* [GIVEN REQUEST] Which lines hold the word "page"? Show each of them.

* [RECORDS SHOWN]
——————

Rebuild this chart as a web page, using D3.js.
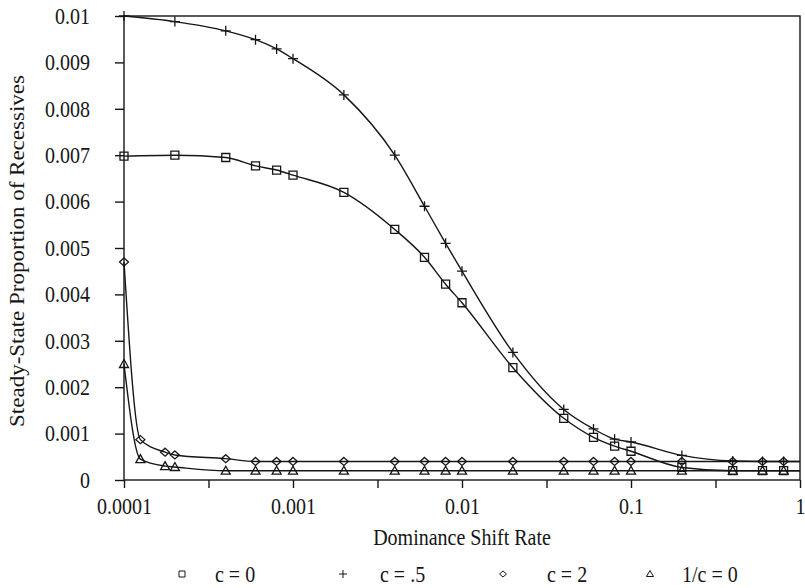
<!DOCTYPE html>
<html>
<head>
<meta charset="utf-8">
<script src="https://cdn.jsdelivr.net/npm/d3@7"></script>
<style>
  body { margin: 0; background: #fff; }
</style>
</head>
<body>
<svg id="chart" width="805" height="588"></svg>
<script>
// dominance shift rates where each series was sampled
const ratesMain = [0.0001, 0.0002, 0.0004, 0.0006, 0.0008, 0.001, 0.002, 0.004, 0.006, 0.008,
                   0.01, 0.02, 0.04, 0.06, 0.08, 0.1, 0.2, 0.4, 0.6, 0.8, 1];
const ratesLow = [0.0001, 0.000125, 0.000175, 0.0002, 0.0004, 0.0006, 0.0008, 0.001, 0.002, 0.004,
                  0.006, 0.008, 0.01, 0.02, 0.04, 0.06, 0.08, 0.1, 0.2, 0.4, 0.6, 0.8, 1];

// steady-state proportion of recessives (last value = line end at rate 1, no marker)
const c0 = [0.00698, 0.0070, 0.00695, 0.00677, 0.00668, 0.00657, 0.0062, 0.0054, 0.0048, 0.00422,
            0.00382, 0.00242, 0.00133, 0.00092, 0.00073, 0.00062, 0.00027, 0.0002, 0.0002, 0.0002, 0.0002];
const cHalf = [0.01, 0.00988, 0.00968, 0.00949, 0.00929, 0.00908, 0.0083, 0.007, 0.0059, 0.0051,
               0.0045, 0.00275, 0.00152, 0.0011, 0.00088, 0.00082, 0.00053, 0.00041, 0.0004, 0.0004, 0.0004];
const c2 = [0.0047, 0.00087, 0.0006, 0.00054, 0.00046, 0.0004, 0.0004, 0.0004, 0.0004, 0.0004,
            0.0004, 0.0004, 0.0004, 0.0004, 0.0004, 0.0004, 0.0004, 0.0004, 0.0004, 0.0004, 0.0004, 0.0004, 0.0004];
const cInf = [0.0025, 0.00045, 0.0003, 0.00028, 0.0002, 0.0002, 0.0002, 0.0002, 0.0002, 0.0002,
              0.0002, 0.0002, 0.0002, 0.0002, 0.0002, 0.0002, 0.0002, 0.0002, 0.0002, 0.0002, 0.0002, 0.0002, 0.0002];

const seriesNames = ["c = 0", "c = .5", "c = 2", "1/c = 0"];
const seriesShapes = ["square", "plus", "diamond", "triangle"];

const xTicks = [0.0001, 0.001, 0.01, 0.1, 1];
const xTickLabels = ["0.0001", "0.001", "0.01", "0.1", "1"];
const yTicks = [0, 0.001, 0.002, 0.003, 0.004, 0.005, 0.006, 0.007, 0.008, 0.009, 0.01];
const yTickLabels = ["0", "0.001", "0.002", "0.003", "0.004", "0.005", "0.006", "0.007", "0.008", "0.009", "0.01"];

const ink = "#161616";
const serif = "'Liberation Serif', 'Times New Roman', serif";
const stretch = 1.15; // the scanned figure is a bit taller than wide
const svg = d3.select("#chart");
const plotL = 124, plotR = 800, plotT = 16, plotB = 480;

const x = d3.scaleLog().domain([0.0001, 1]).range([plotL, plotR]);
const y = d3.scaleLinear().domain([0, 0.01]).range([plotB, plotT]);

// half-decade tick marks along the bottom
const minorTicks = d3.range(-4, 0.01, 0.5).map(e => Math.pow(10, e));

const xAxis = svg.append("g").attr("transform", `translate(0,${plotB})`)
  .call(d3.axisBottom(x).tickValues(minorTicks).tickSize(8).tickPadding(10)
    .tickFormat(d => { const i = xTicks.findIndex(t => Math.abs(Math.log10(t) - Math.log10(d)) < 1e-6); return i >= 0 ? xTickLabels[i] : ""; }));
const yAxis = svg.append("g").attr("transform", `translate(${plotL},0)`)
  .call(d3.axisLeft(y).tickValues(yTicks).tickSize(9).tickPadding(25)
    .tickFormat((d, i) => yTickLabels[i]));

[xAxis, yAxis].forEach(g => {
  g.attr("font-family", serif).attr("font-size", 20);
  g.select(".domain").remove();
  g.selectAll("line").attr("stroke", ink).attr("stroke-width", 1.4);
  g.selectAll("text").attr("fill", ink).each(function() {
    const t = d3.select(this);
    const tx = +t.attr("x") || 0, ty = +t.attr("y") || 0;
    t.attr("x", 0).attr("y", 0).attr("transform", `translate(${tx},${ty}) scale(1,${stretch})`);
  });
});

svg.append("rect").attr("x", plotL).attr("y", plotT)
  .attr("width", plotR - plotL).attr("height", plotB - plotT)
  .attr("fill", "none").attr("stroke", ink).attr("stroke-width", 1.4);

function shapePath(shape, s) {
  const h = s / 2;
  if (shape === "square") return `M${-h},${-h}h${s}v${s}h${-s}Z`;
  if (shape === "plus") return `M${-h - 1},0h${s + 2}M0,${-h - 1}v${s + 2}`;
  if (shape === "diamond") return `M0,${-h}L${h + 0.5},0L0,${h}L${-h - 0.5},0Z`;
  return `M0,${-h - 0.5}L${h + 0.5},${h - 0.5}L${-h - 0.5},${h - 0.5}Z`;
}

const series = [
  { rates: ratesMain, vals: c0 },
  { rates: ratesMain, vals: cHalf },
  { rates: ratesLow, vals: c2 },
  { rates: ratesLow, vals: cInf }
];

const line = d3.line().x(d => x(d[0])).y(d => y(d[1])).curve(d3.curveMonotoneX);

series.forEach((s, si) => {
  const pts = s.rates.map((r, i) => [r, s.vals[i]]);
  svg.append("path").datum(pts).attr("d", line)
    .attr("fill", "none").attr("stroke", ink).attr("stroke-width", 1.4);
  svg.append("g").selectAll("path").data(pts.filter(d => d[0] < 1)).join("path")
    .attr("transform", d => `translate(${x(d[0])},${y(d[1])})`)
    .attr("d", shapePath(seriesShapes[si], 8))
    .attr("fill", "none").attr("stroke", ink).attr("stroke-width", 1.3);
});

function label(tx, ty, str, anchor, rot) {
  return svg.append("text")
    .attr("transform", `translate(${tx},${ty}) scale(1,${stretch})` + (rot ? ` rotate(${rot})` : ""))
    .attr("text-anchor", anchor).attr("font-family", serif).attr("font-size", 20)
    .attr("fill", ink).text(str);
}

// axis titles
label(462, 545, "Dominance Shift Rate", "middle");
label(24, 251, "Steady-State Proportion of Recessives", "middle", -90);

// legend
const legendMarkX = [182, 343, 503, 650];
const legendTextX = [215, 380, 547, 682];
seriesNames.forEach((name, i) => {
  svg.append("path").attr("transform", `translate(${legendMarkX[i]},574)`)
    .attr("d", shapePath(seriesShapes[i], 6))
    .attr("fill", "none").attr("stroke", ink).attr("stroke-width", 1);
  label(legendTextX[i], 582, name, "start");
});
</script>
</body>
</html>
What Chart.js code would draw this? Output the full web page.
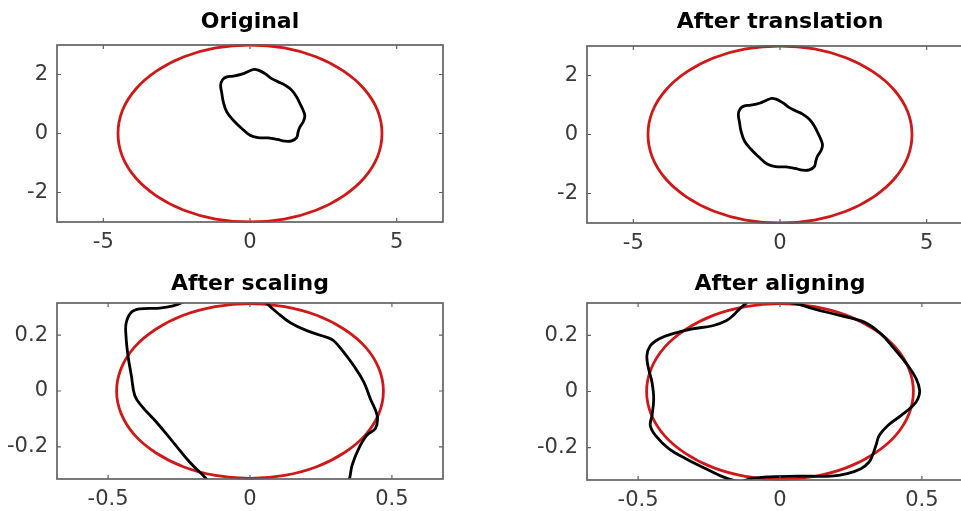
<!DOCTYPE html>
<html>
<head>
<meta charset="utf-8">
<title>Shape alignment</title>
<script src="https://cdn.jsdelivr.net/npm/chart.js@4.4.0/dist/chart.umd.min.js"></script>
<style>
  html, body { margin: 0; padding: 0; background: #fff; }
  body { width: 961px; height: 511px; overflow: hidden; position: relative; }
  canvas { position: absolute; }
</style>
</head>
<body>
<canvas id="c1" width="480" height="258" style="left:0;top:0"></canvas>
<canvas id="c2" width="531" height="258" style="left:480px;top:0"></canvas>
<canvas id="c3" width="480" height="253" style="left:0;top:258px"></canvas>
<canvas id="c4" width="531" height="253" style="left:480px;top:258px"></canvas>
<script>
'use strict';

// titles and ticks
var titles = ['Original', 'After translation', 'After scaling', 'After aligning'];
var bigXTicks = [-5, 0, 5];
var bigYTicks = [-2, 0, 2];
var smallXTicks = [-0.5, 0, 0.5];
var smallYTicks = [-0.2, 0, 0.2];

// red target ellipse
var bigEllipse = [
    [4.5, 0], [4.35, 0.78], [3.9, 1.5], [3.18, 2.12], [2.25, 2.6], [1.17, 2.9],
    [0, 3], [-1.17, 2.9], [-2.25, 2.6], [-3.18, 2.12], [-3.9, 1.5], [-4.35, 0.78],
    [-4.5, 0], [-4.35, -0.78], [-3.9, -1.5], [-3.18, -2.12], [-2.25, -2.6], [-1.17, -2.9],
    [0, -3], [1.17, -2.9], [2.25, -2.6], [3.18, -2.12], [3.9, -1.5], [4.35, -0.78]
];
var smallEllipse = [
    [0.47, 0], [0.454, 0.081], [0.407, 0.157], [0.332, 0.221], [0.235, 0.271], [0.122, 0.302],
    [0, 0.313], [-0.122, 0.302], [-0.235, 0.271], [-0.332, 0.221], [-0.407, 0.157], [-0.454, 0.081],
    [-0.47, 0], [-0.454, -0.081], [-0.407, -0.157], [-0.332, -0.221], [-0.235, -0.271], [-0.122, -0.302],
    [0, -0.313], [0.122, -0.302], [0.235, -0.271], [0.332, -0.221], [0.407, -0.157], [0.454, -0.081]
];

// black shape in each step
var originalShape = [
    [0.11, 2.17], [-0.28, 2.01], [-0.62, 1.94], [-0.79, 1.92], [-0.93, 1.83], [-1.0, 1.64],
    [-0.96, 1.36], [-0.91, 1.07], [-0.79, 0.73], [-0.57, 0.45], [-0.28, 0.17], [0, -0.06],
    [0.28, -0.14], [0.62, -0.15], [0.93, -0.2], [1.19, -0.26], [1.42, -0.25], [1.59, -0.14],
    [1.64, 0.05], [1.7, 0.22], [1.81, 0.39], [1.87, 0.59], [1.81, 0.79], [1.7, 1.02],
    [1.59, 1.24], [1.42, 1.47], [1.19, 1.64], [0.96, 1.75], [0.74, 1.86], [0.51, 2.03], [0.28, 2.15]
];
var translatedShape = [
    [-0.31, 1.22], [-0.7, 1.06], [-1.04, 0.99], [-1.21, 0.97], [-1.35, 0.88], [-1.42, 0.69],
    [-1.38, 0.41], [-1.33, 0.12], [-1.21, -0.22], [-0.99, -0.5], [-0.7, -0.78], [-0.42, -1.01],
    [-0.14, -1.09], [0.2, -1.1], [0.51, -1.15], [0.77, -1.21], [1.0, -1.2], [1.17, -1.09],
    [1.22, -0.9], [1.28, -0.73], [1.39, -0.56], [1.45, -0.36], [1.39, -0.16], [1.28, 0.07],
    [1.17, 0.29], [1.0, 0.52], [0.77, 0.69], [0.54, 0.8], [0.32, 0.91], [0.09, 1.08], [-0.14, 1.2]
];
var scaledShape = [
    [-0.096, 0.378], [-0.2, 0.34], [-0.237, 0.318], [-0.271, 0.305], [-0.318, 0.297], [-0.389, 0.294],
    [-0.418, 0.282], [-0.436, 0.245], [-0.437, 0.198], [-0.43, 0.127], [-0.418, 0.055], [-0.406, -0.016],
    [-0.383, -0.052], [-0.33, -0.111], [-0.271, -0.183], [-0.212, -0.255], [-0.165, -0.302], [-0.13, -0.335],
    [-0.043, -0.345], [0.062, -0.35], [0.158, -0.36], [0.239, -0.375], [0.31, -0.37], [0.345, -0.33],
    [0.36, -0.265], [0.383, -0.206], [0.412, -0.158], [0.442, -0.134], [0.448, -0.088], [0.424, -0.028],
    [0.401, 0.032], [0.365, 0.091], [0.33, 0.139], [0.295, 0.18], [0.271, 0.192], [0.2, 0.216],
    [0.141, 0.245], [0.094, 0.282], [0.053, 0.318], [0.028, 0.335], [-0.043, 0.372]
];
var alignedShape = [
    [-0.1, 0.325], [-0.142, 0.294], [-0.166, 0.27], [-0.19, 0.252], [-0.237, 0.234], [-0.309, 0.223],
    [-0.38, 0.205], [-0.427, 0.187], [-0.457, 0.163], [-0.469, 0.128], [-0.463, 0.081], [-0.451, 0.033],
    [-0.445, -0.026], [-0.451, -0.085], [-0.457, -0.121], [-0.439, -0.156], [-0.391, -0.204], [-0.332, -0.239],
    [-0.261, -0.275], [-0.214, -0.298], [-0.184, -0.31], [-0.142, -0.32], [-0.101, -0.31], [-0.036, -0.304],
    [0.059, -0.301], [0.178, -0.301], [0.237, -0.292], [0.285, -0.275], [0.314, -0.251], [0.326, -0.227],
    [0.338, -0.192], [0.35, -0.156], [0.38, -0.121], [0.427, -0.085], [0.469, -0.05], [0.486, -0.026],
    [0.492, 0.004], [0.48, 0.045], [0.451, 0.092], [0.403, 0.152], [0.356, 0.205], [0.297, 0.247],
    [0.214, 0.27], [0.119, 0.294], [0.059, 0.312], [0, 0.32], [-0.059, 0.32]
];

var RED = '#d01818';
var TICK_FONT = { family: 'DejaVu Sans', size: 21 };

// MATLAB style box with inward ticks
var matlabBox = {
    id: 'matlabBox',
    afterDatasetsDraw: function(chart) {
        var ctx = chart.ctx, a = chart.chartArea;
        var xs = chart.scales.x, ys = chart.scales.y;
        ctx.save();
        ctx.strokeStyle = '#626262';
        ctx.lineWidth = 1.7;
        ctx.strokeRect(a.left, a.top, a.right - a.left, a.bottom - a.top);
        ctx.lineWidth = 1.2;
        ctx.beginPath();
        xs.ticks.forEach(function(t) {
            var px = xs.getPixelForValue(t.value);
            ctx.moveTo(px, a.bottom); ctx.lineTo(px, a.bottom - 4);
            ctx.moveTo(px, a.top); ctx.lineTo(px, a.top + 4);
        });
        ys.ticks.forEach(function(t) {
            var py = ys.getPixelForValue(t.value);
            ctx.moveTo(a.left, py); ctx.lineTo(a.left + 4, py);
            ctx.moveTo(a.right, py); ctx.lineTo(a.right - 4, py);
        });
        ctx.stroke();
        ctx.restore();
    }
};

// wrap the loop: last point in front, first two at the end, and hide the two
// extra end segments so every visible piece gets smooth neighbours
var loopPoints = function(pairs) {
    var pts = pairs.map(function(p) { return { x: p[0], y: p[1] }; });
    return [pts[pts.length - 1]].concat(pts, [pts[0], pts[1]]);
};

var loopDataset = function(pairs, color, width, clip) {
    var pts = loopPoints(pairs);
    var lastSeg = pts.length - 2;
    return {
        data: pts,
        showLine: true,
        borderColor: color,
        borderWidth: width,
        tension: 0.4,
        pointRadius: 0,
        clip: clip,
        segment: {
            borderColor: function(ctx) {
                if (ctx.p0DataIndex === 0 || ctx.p0DataIndex === lastSeg) {
                    return 'rgba(0,0,0,0)';
                }
                return undefined;
            }
        }
    };
};

function makePanel(id, p) {
    new Chart(document.getElementById(id), {
        type: 'scatter',
        data: {
            datasets: [
                loopDataset(p.shape, '#000', 2.8, 0),
                loopDataset(p.ellipse, RED, 2.8, 1)
            ]
        },
        options: {
            responsive: false,
            animation: false,
            devicePixelRatio: 1,
            events: [],
            elements: { line: { capBezierPoints: false } },
            layout: { padding: { left: 0, right: p.padRight, top: 0, bottom: 0 } },
            plugins: {
                legend: { display: false },
                tooltip: { enabled: false },
                title: {
                    display: true,
                    text: p.title,
                    fullSize: false,
                    color: '#000',
                    font: { family: 'DejaVu Sans', size: 22, weight: 'bold', lineHeight: '22px' },
                    padding: { top: p.titleTop, bottom: p.titleBottom }
                }
            },
            scales: {
                x: {
                    type: 'linear',
                    min: -p.xLim, max: p.xLim,
                    grid: { display: false, drawTicks: false },
                    border: { display: false },
                    ticks: {
                        color: '#3a3a3a', font: TICK_FONT, padding: 8, maxRotation: 0, autoSkip: false,
                        callback: function(v) { return String(v); }
                    },
                    afterBuildTicks: function(s) {
                        s.ticks = p.xTicks.map(function(v) { return { value: v }; });
                    },
                    afterFit: function(s) { s.height = p.xAxisH; }
                },
                y: {
                    type: 'linear',
                    min: -p.yLim, max: p.yLim,
                    grid: { display: false, drawTicks: false },
                    border: { display: false },
                    ticks: {
                        color: '#3a3a3a', font: TICK_FONT, padding: 9, autoSkip: false,
                        callback: function(v) { return String(v); }
                    },
                    afterBuildTicks: function(s) {
                        s.ticks = p.yTicks.map(function(v) { return { value: v }; });
                    },
                    afterFit: function(s) { s.width = p.yAxisW; }
                }
            }
        },
        plugins: [matlabBox]
    });
}

makePanel('c1', {
    title: titles[0], shape: originalShape, ellipse: bigEllipse,
    xLim: 6.58, yLim: 3, xTicks: bigXTicks, yTicks: bigYTicks,
    yAxisW: 57, padRight: 37, xAxisH: 36, titleTop: 11, titleBottom: 12
});
makePanel('c2', {
    title: titles[1], shape: translatedShape, ellipse: bigEllipse,
    xLim: 6.58, yLim: 3, xTicks: bigXTicks, yTicks: bigYTicks,
    yAxisW: 107, padRight: 38, xAxisH: 35, titleTop: 11, titleBottom: 13
});
makePanel('c3', {
    title: titles[2], shape: scaledShape, ellipse: smallEllipse,
    xLim: 0.68, yLim: 0.315, xTicks: smallXTicks, yTicks: smallYTicks,
    yAxisW: 57, padRight: 37, xAxisH: 32, titleTop: 15, titleBottom: 8
});
makePanel('c4', {
    title: titles[3], shape: alignedShape, ellipse: smallEllipse,
    xLim: 0.68, yLim: 0.315, xTicks: smallXTicks, yTicks: smallYTicks,
    yAxisW: 107, padRight: 38, xAxisH: 31, titleTop: 15, titleBottom: 8
});
</script>
</body>
</html>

——————

* [CORRECT ANSWER]
Rebuild this chart as a web page, using D3.js.
What Chart.js code would draw this? Output the full web page.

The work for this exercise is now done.